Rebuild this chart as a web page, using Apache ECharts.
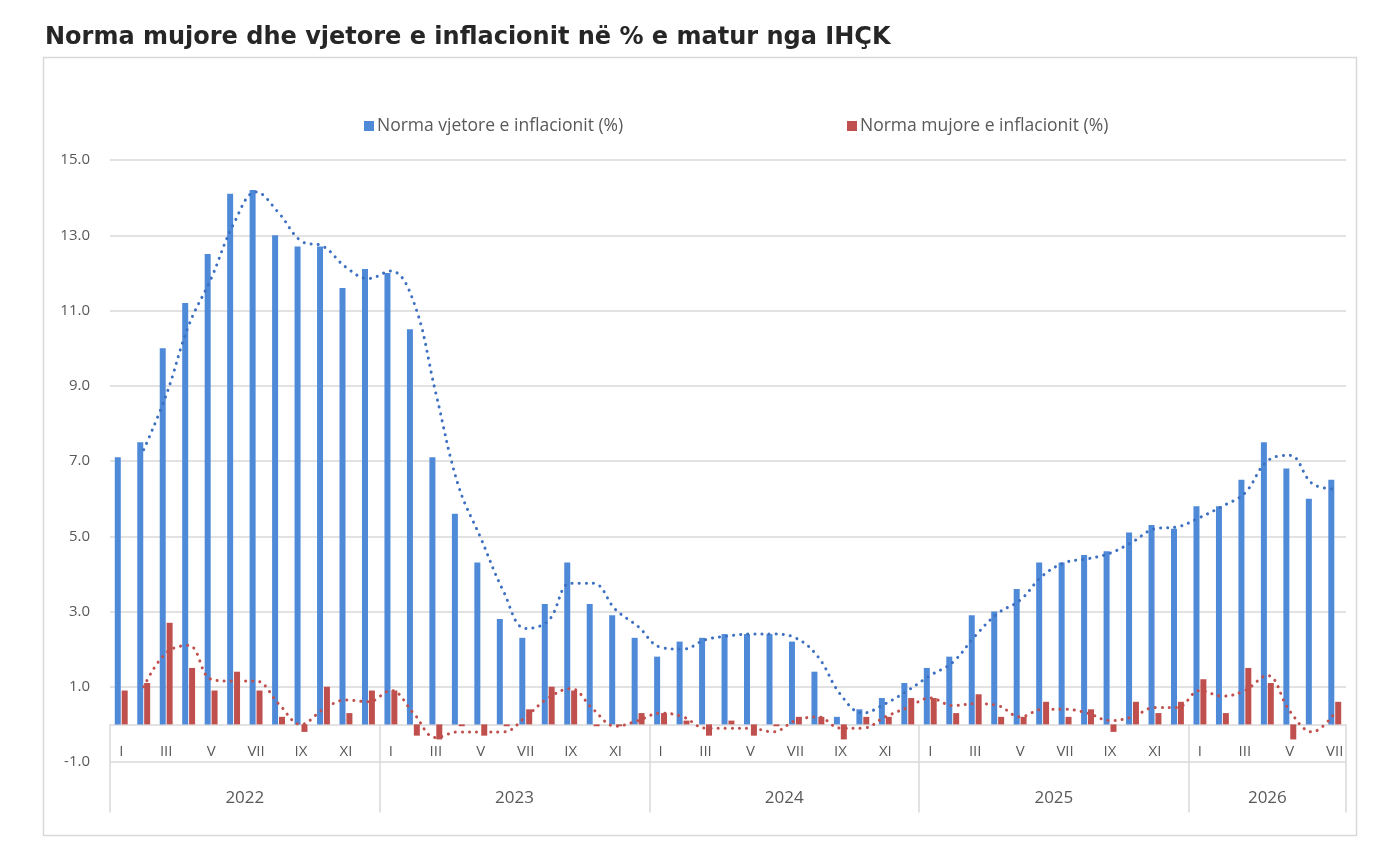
<!DOCTYPE html>
<html>
<head>
<meta charset="utf-8">
<title>Norma mujore dhe vjetore e inflacionit</title>
<style>
  html, body { margin: 0; padding: 0; background: #fff; }
  #main { width: 1400px; height: 852px; }
</style>
</head>
<body>
<div id="main"></div>
<script src="https://cdn.jsdelivr.net/npm/echarts@6/dist/echarts.min.js"></script>
<script>
// vitet dhe muajt (boshti X)
var years = ['2022', '2023', '2024', '2025', '2026'];
var monthsPerYear = [12, 12, 12, 12, 7];
var monthNames = ['I', 'II', 'III', 'IV', 'V', 'VI', 'VII', 'VIII', 'IX', 'X', 'XI', 'XII'];

// Norma vjetore e inflacionit (%)
var annual = [
  7.1, 7.5, 10.0, 11.2, 12.5, 14.1, 14.2, 13.0, 12.7, 12.7, 11.6, 12.1,
  12.0, 10.5, 7.1, 5.6, 4.3, 2.8, 2.3, 3.2, 4.3, 3.2, 2.9, 2.3,
  1.8, 2.2, 2.3, 2.4, 2.4, 2.4, 2.2, 1.4, 0.2, 0.4, 0.7, 1.1,
  1.5, 1.8, 2.9, 3.0, 3.6, 4.3, 4.3, 4.5, 4.6, 5.1, 5.3, 5.2,
  5.8, 5.8, 6.5, 7.5, 6.8, 6.0, 6.5
];

// Norma mujore e inflacionit (%)
var monthly = [
  0.9, 1.1, 2.7, 1.5, 0.9, 1.4, 0.9, 0.2, -0.2, 1.0, 0.3, 0.9,
  0.9, -0.3, -0.4, -0.05, -0.3, -0.05, 0.4, 1.0, 0.9, -0.05, -0.05, 0.3,
  0.3, 0.1, -0.3, 0.1, -0.3, -0.05, 0.2, 0.2, -0.4, 0.2, 0.2, 0.7,
  0.7, 0.3, 0.8, 0.2, 0.2, 0.6, 0.2, 0.4, -0.2, 0.6, 0.3, 0.6,
  1.2, 0.3, 1.5, 1.1, -0.4, 0.0, 0.6
];

// vijat e trendit (me pika)
var annualTrend = [
  null, 7.3, 8.75, 10.6, 11.85, 13.3, 14.15, 13.6, 12.85, 12.7, 12.15, 11.85,
  12.05, 11.25, 8.8, 6.35, 4.95, 3.55, 2.55, 2.75, 3.75, 3.75, 3.05, 2.6,
  2.05, 2.0, 2.25, 2.35, 2.4, 2.4, 2.3, 1.8, 0.8, 0.3, 0.55, 0.9,
  1.3, 1.65, 2.35, 2.95, 3.3, 3.95, 4.3, 4.4, 4.55, 4.85, 5.2, 5.25,
  5.5, 5.8, 6.15, 7.0, 7.15, 6.4, 6.25
];
var monthlyTrend = [
  null, 1.0, 1.9, 2.1, 1.2, 1.15, 1.15, 0.55, 0.0, 0.4, 0.65, 0.6,
  0.9, 0.3, -0.35, -0.2, -0.2, -0.2, 0.2, 0.7, 0.95, 0.4, -0.05, 0.1,
  0.3, 0.2, -0.1, -0.1, -0.1, -0.2, 0.1, 0.2, -0.1, -0.1, 0.2, 0.45,
  0.7, 0.5, 0.55, 0.5, 0.2, 0.4, 0.4, 0.3, 0.1, 0.2, 0.45, 0.45,
  0.9, 0.75, 0.9, 1.3, 0.35, -0.2, 0.3
];

var yMin = -1, yMax = 15, yStep = 2;

// kategorite e muajve
var categories = [];
years.forEach(function (y, i) {
  for (var m = 0; m < monthsPerYear[i]; m++) categories.push(y + '-' + monthNames[m]);
});

// boshti i viteve: pika ne gjysme-muaj, etiketa ne mes te cdo viti
var yearSlots = [];
for (var k = 0; k <= categories.length * 2; k++) yearSlots.push('');
var start = 0;
years.forEach(function (y, i) {
  yearSlots[start * 2 + monthsPerYear[i]] = y;
  start += monthsPerYear[i];
});

var gray = '#d9d9d9';
var txt = '#595959';
var font = 'Open Sans';

var gridTop = 160, gridBottom = 90;
var plotH = 852 - gridTop - gridBottom;
// boshti i muajve qendron te vlera 0
var zeroOffset = -plotH * (0 - yMin) / (yMax - yMin);

var myChart = echarts.init(document.getElementById('main'));
myChart.setOption({
  backgroundColor: '#fff',
  animation: false,
  title: {
    text: 'Norma mujore dhe vjetore e inflacionit në % e matur nga IHÇK',
    left: 40, top: 21,
    textStyle: { fontFamily: 'DejaVu Sans', fontWeight: 'bold', fontSize: 24, color: '#262626' }
  },
  graphic: [{
    type: 'rect', silent: true, z: -1,
    shape: { x: 43.5, y: 57.5, width: 1313, height: 778 },
    style: { fill: 'none', stroke: gray, lineWidth: 1.5 }
  }],
  legend: [{
    data: ['Norma vjetore e inflacionit (%)'],
    left: 359, top: 112,
    itemWidth: 10, itemHeight: 10, itemGap: 4, icon: 'rect',
    textStyle: { fontFamily: font, fontSize: 17.5, color: txt, padding: [0, 0, 0, -2] }
  }, {
    data: ['Norma mujore e inflacionit (%)'],
    left: 842, top: 112,
    itemWidth: 10, itemHeight: 10, itemGap: 4, icon: 'rect',
    textStyle: { fontFamily: font, fontSize: 17.5, color: txt, padding: [0, 0, 0, -2] }
  }],
  grid: { left: 110, right: 54, top: gridTop, bottom: gridBottom },
  xAxis: [{
    type: 'category',
    data: categories,
    position: 'bottom',
    offset: zeroOffset,
    axisLine: { onZero: false, lineStyle: { color: gray, width: 1.5 } },
    axisTick: {
      show: true, length: 88,
      interval: function (index) { return index % 12 === 0; },
      lineStyle: { color: gray, width: 1.5 }
    },
    axisLabel: {
      interval: 1, margin: 20,
      fontFamily: font, fontSize: 15, color: txt,
      formatter: function (v) { return v.split('-')[1]; }
    }
  }, {
    type: 'category',
    data: yearSlots,
    position: 'bottom',
    boundaryGap: false,
    axisLine: { show: false, onZero: false },
    axisTick: { show: false },
    axisLabel: { interval: 0, margin: 28, fontFamily: font, fontSize: 17, color: txt }
  }],
  yAxis: {
    type: 'value',
    min: yMin, max: yMax, interval: yStep,
    axisLine: { show: false },
    axisTick: { show: false },
    splitLine: { lineStyle: { color: gray, width: 1.5 } },
    axisLabel: {
      margin: 20, fontFamily: font, fontSize: 15, color: txt,
      formatter: function (v) { return v.toFixed(1); }
    }
  },
  series: [{
    name: 'Norma vjetore e inflacionit (%)',
    type: 'bar',
    data: annual,
    barWidth: 6,
    barGap: '15%',
    itemStyle: { color: '#4f8ad8' }
  }, {
    name: 'Norma mujore e inflacionit (%)',
    type: 'bar',
    data: monthly,
    barWidth: 6,
    itemStyle: { color: '#c0504d' }
  }, {
    name: 'trend vjetor',
    type: 'line',
    data: annualTrend,
    smooth: 0.4,
    showSymbol: false,
    z: 5,
    lineStyle: { color: '#3d70c0', width: 3, type: [0.1, 7], cap: 'round' }
  }, {
    name: 'trend mujor',
    type: 'line',
    data: monthlyTrend,
    smooth: 0.4,
    showSymbol: false,
    z: 5,
    lineStyle: { color: '#c0504d', width: 3, type: [0.1, 7], cap: 'round' }
  }]
});
</script>
</body>
</html>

────────────────────

=== EXERCISE REQUIREMENTS ===
What is needed is an exact reproduction of the data, pictures excluded.

=== EXERCISE OUTPUT ===
Rebuild this chart as a web page, using Apache ECharts.
<!DOCTYPE html>
<html>
<head>
<meta charset="utf-8">
<title>Norma mujore dhe vjetore e inflacionit</title>
<style>
  html, body { margin: 0; padding: 0; background: #fff; }
  #main { width: 1400px; height: 852px; }
</style>
</head>
<body>
<div id="main"></div>
<script src="https://cdn.jsdelivr.net/npm/echarts@6/dist/echarts.min.js"></script>
<script>
// vitet dhe muajt (boshti X)
var years = ['2022', '2023', '2024', '2025', '2026'];
var monthsPerYear = [12, 12, 12, 12, 7];
var monthNames = ['I', 'II', 'III', 'IV', 'V', 'VI', 'VII', 'VIII', 'IX', 'X', 'XI', 'XII'];

// Norma vjetore e inflacionit (%)
var annual = [
  7.1, 7.5, 10.0, 11.2, 12.5, 14.1, 14.2, 13.0, 12.7, 12.7, 11.6, 12.1,
  12.0, 10.5, 7.1, 5.6, 4.3, 2.8, 2.3, 3.2, 4.3, 3.2, 2.9, 2.3,
  1.8, 2.2, 2.3, 2.4, 2.4, 2.4, 2.2, 1.4, 0.2, 0.4, 0.7, 1.1,
  1.5, 1.8, 2.9, 3.0, 3.6, 4.3, 4.3, 4.5, 4.6, 5.1, 5.3, 5.2,
  5.8, 5.8, 6.5, 7.5, 6.8, 6.0, 6.5
];

// Norma mujore e inflacionit (%)
var monthly = [
  0.9, 1.1, 2.7, 1.5, 0.9, 1.4, 0.9, 0.2, -0.2, 1.0, 0.3, 0.9,
  0.9, -0.3, -0.4, -0.05, -0.3, -0.05, 0.4, 1.0, 0.9, -0.05, -0.05, 0.3,
  0.3, 0.1, -0.3, 0.1, -0.3, -0.05, 0.2, 0.2, -0.4, 0.2, 0.2, 0.7,
  0.7, 0.3, 0.8, 0.2, 0.2, 0.6, 0.2, 0.4, -0.2, 0.6, 0.3, 0.6,
  1.2, 0.3, 1.5, 1.1, -0.4, 0.0, 0.6
];

// vijat e trendit (me pika)
var annualTrend = [
  null, 7.3, 8.75, 10.6, 11.85, 13.3, 14.15, 13.6, 12.85, 12.7, 12.15, 11.85,
  12.05, 11.25, 8.8, 6.35, 4.95, 3.55, 2.55, 2.75, 3.75, 3.75, 3.05, 2.6,
  2.05, 2.0, 2.25, 2.35, 2.4, 2.4, 2.3, 1.8, 0.8, 0.3, 0.55, 0.9,
  1.3, 1.65, 2.35, 2.95, 3.3, 3.95, 4.3, 4.4, 4.55, 4.85, 5.2, 5.25,
  5.5, 5.8, 6.15, 7.0, 7.15, 6.4, 6.25
];
var monthlyTrend = [
  null, 1.0, 1.9, 2.1, 1.2, 1.15, 1.15, 0.55, 0.0, 0.4, 0.65, 0.6,
  0.9, 0.3, -0.35, -0.2, -0.2, -0.2, 0.2, 0.7, 0.95, 0.4, -0.05, 0.1,
  0.3, 0.2, -0.1, -0.1, -0.1, -0.2, 0.1, 0.2, -0.1, -0.1, 0.2, 0.45,
  0.7, 0.5, 0.55, 0.5, 0.2, 0.4, 0.4, 0.3, 0.1, 0.2, 0.45, 0.45,
  0.9, 0.75, 0.9, 1.3, 0.35, -0.2, 0.3
];

var yMin = -1, yMax = 15, yStep = 2;

// kategorite e muajve
var categories = [];
years.forEach(function (y, i) {
  for (var m = 0; m < monthsPerYear[i]; m++) categories.push(y + '-' + monthNames[m]);
});

// boshti i viteve: pika ne gjysme-muaj, etiketa ne mes te cdo viti
var yearSlots = [];
for (var k = 0; k <= categories.length * 2; k++) yearSlots.push('');
var start = 0;
years.forEach(function (y, i) {
  yearSlots[start * 2 + monthsPerYear[i]] = y;
  start += monthsPerYear[i];
});

var gray = '#d9d9d9';
var txt = '#595959';
var font = 'Open Sans';

var gridTop = 160, gridBottom = 90;
var plotH = 852 - gridTop - gridBottom;
// boshti i muajve qendron te vlera 0
var zeroOffset = -plotH * (0 - yMin) / (yMax - yMin);

var myChart = echarts.init(document.getElementById('main'));
myChart.setOption({
  backgroundColor: '#fff',
  animation: false,
  title: {
    text: 'Norma mujore dhe vjetore e inflacionit në % e matur nga IHÇK',
    left: 40, top: 21,
    textStyle: { fontFamily: 'DejaVu Sans', fontWeight: 'bold', fontSize: 24, color: '#262626' }
  },
  graphic: [{
    type: 'rect', silent: true, z: -1,
    shape: { x: 43.5, y: 57.5, width: 1313, height: 778 },
    style: { fill: 'none', stroke: gray, lineWidth: 1.5 }
  }],
  legend: [{
    data: ['Norma vjetore e inflacionit (%)'],
    left: 359, top: 112,
    itemWidth: 10, itemHeight: 10, itemGap: 4, icon: 'rect',
    textStyle: { fontFamily: font, fontSize: 17.5, color: txt, padding: [0, 0, 0, -2] }
  }, {
    data: ['Norma mujore e inflacionit (%)'],
    left: 842, top: 112,
    itemWidth: 10, itemHeight: 10, itemGap: 4, icon: 'rect',
    textStyle: { fontFamily: font, fontSize: 17.5, color: txt, padding: [0, 0, 0, -2] }
  }],
  grid: { left: 110, right: 54, top: gridTop, bottom: gridBottom },
  xAxis: [{
    type: 'category',
    data: categories,
    position: 'bottom',
    offset: zeroOffset,
    axisLine: { onZero: false, lineStyle: { color: gray, width: 1.5 } },
    axisTick: {
      show: true, length: 88,
      interval: function (index) { return index % 12 === 0; },
      lineStyle: { color: gray, width: 1.5 }
    },
    axisLabel: {
      interval: 1, margin: 20,
      fontFamily: font, fontSize: 15, color: txt,
      formatter: function (v) { return v.split('-')[1]; }
    }
  }, {
    type: 'category',
    data: yearSlots,
    position: 'bottom',
    boundaryGap: false,
    axisLine: { show: false, onZero: false },
    axisTick: { show: false },
    axisLabel: { interval: 0, margin: 28, fontFamily: font, fontSize: 17, color: txt }
  }],
  yAxis: {
    type: 'value',
    min: yMin, max: yMax, interval: yStep,
    axisLine: { show: false },
    axisTick: { show: false },
    splitLine: { lineStyle: { color: gray, width: 1.5 } },
    axisLabel: {
      margin: 20, fontFamily: font, fontSize: 15, color: txt,
      formatter: function (v) { return v.toFixed(1); }
    }
  },
  series: [{
    name: 'Norma vjetore e inflacionit (%)',
    type: 'bar',
    data: annual,
    barWidth: 6,
    barGap: '15%',
    itemStyle: { color: '#4f8ad8' }
  }, {
    name: 'Norma mujore e inflacionit (%)',
    type: 'bar',
    data: monthly,
    barWidth: 6,
    itemStyle: { color: '#c0504d' }
  }, {
    name: 'trend vjetor',
    type: 'line',
    data: annualTrend,
    smooth: 0.4,
    showSymbol: false,
    z: 5,
    lineStyle: { color: '#3d70c0', width: 3, type: [0.1, 7], cap: 'round' }
  }, {
    name: 'trend mujor',
    type: 'line',
    data: monthlyTrend,
    smooth: 0.4,
    showSymbol: false,
    z: 5,
    lineStyle: { color: '#c0504d', width: 3, type: [0.1, 7], cap: 'round' }
  }]
});
</script>
</body>
</html>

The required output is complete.